Lining Up Intractable Problems for When Quantum Computing Catches Up With Theory
(ScientificAmerican) Rolando Somma conducts research on quantum information theory and condensed matter physics in the Physics of Condensed Matter and Complex Systems Group of the Theoretical Division at Los Alamos National Laboratory. In this essay, Dr. Sommo asks, “When reliable, large-scale, error-tolerant quantum computers that can solve a wide range of useful problems, what should we do with them?” He explains that quantun ardware hasn’t caught up with theory, but we’re already lining up many previously intractable problems for when it does.
Feynman launched the field of quantum computing when he suggested that the best way to study quantum systems was to simulate them on quantum computers. Simulating quantum physics is the app for quantum computers.
In chemistry and nanoscale research, where quantum effects dominate, we could investigate the basic properties of materials and design new ones to understand mechanisms such as unconventional superconductivity. We could simulate and understand new chemical reactions and new compounds, which could aid in drug discovery.
By diving deep into mathematics and information theory, we already have developed many theoretical tools and the algorithms are farther along than the technology to build the actual machines.
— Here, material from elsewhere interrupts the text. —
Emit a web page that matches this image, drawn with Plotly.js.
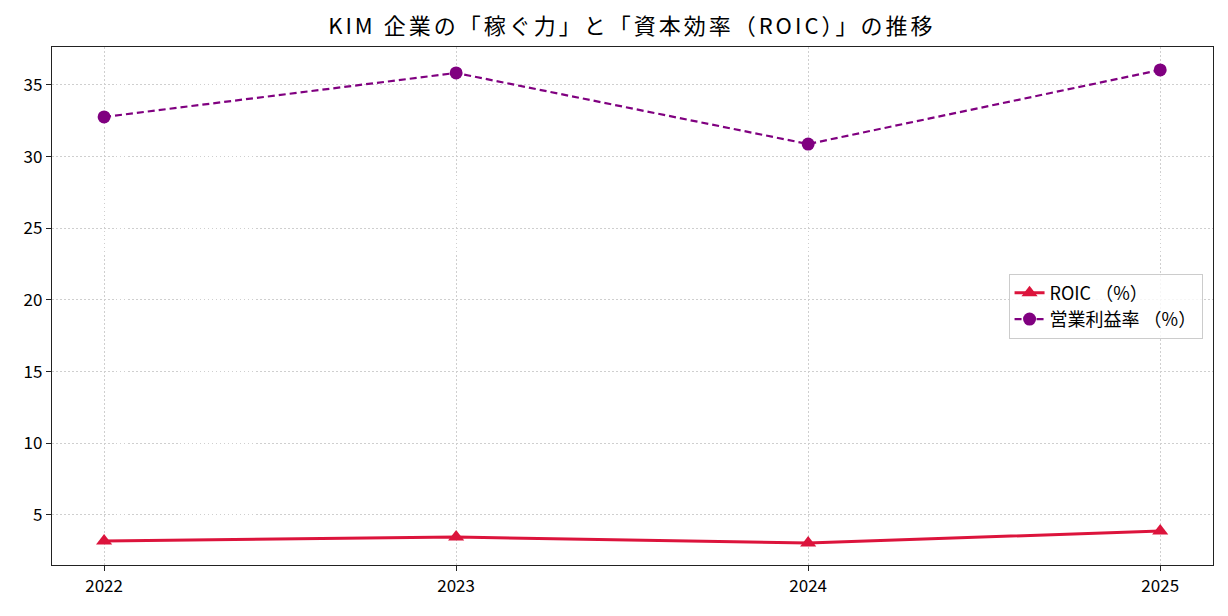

Sommo and his colleagues have demonstrated very efficient algorithms to perform useful computations and study physical systems. We have also demonstrated one of the methods in one of the first small-scale quantum simulations ever done of a system of electrons, in a nuclear magnetic resonance quantum information processor.
Sommo closes by explaining that many of he and his colleagues are also taking a longer view, pushing theory deep into the intersection of quantum physics, information theory, complexity and mathematics and opening up new frontiers to explore, once we have the quantum computers to take us there.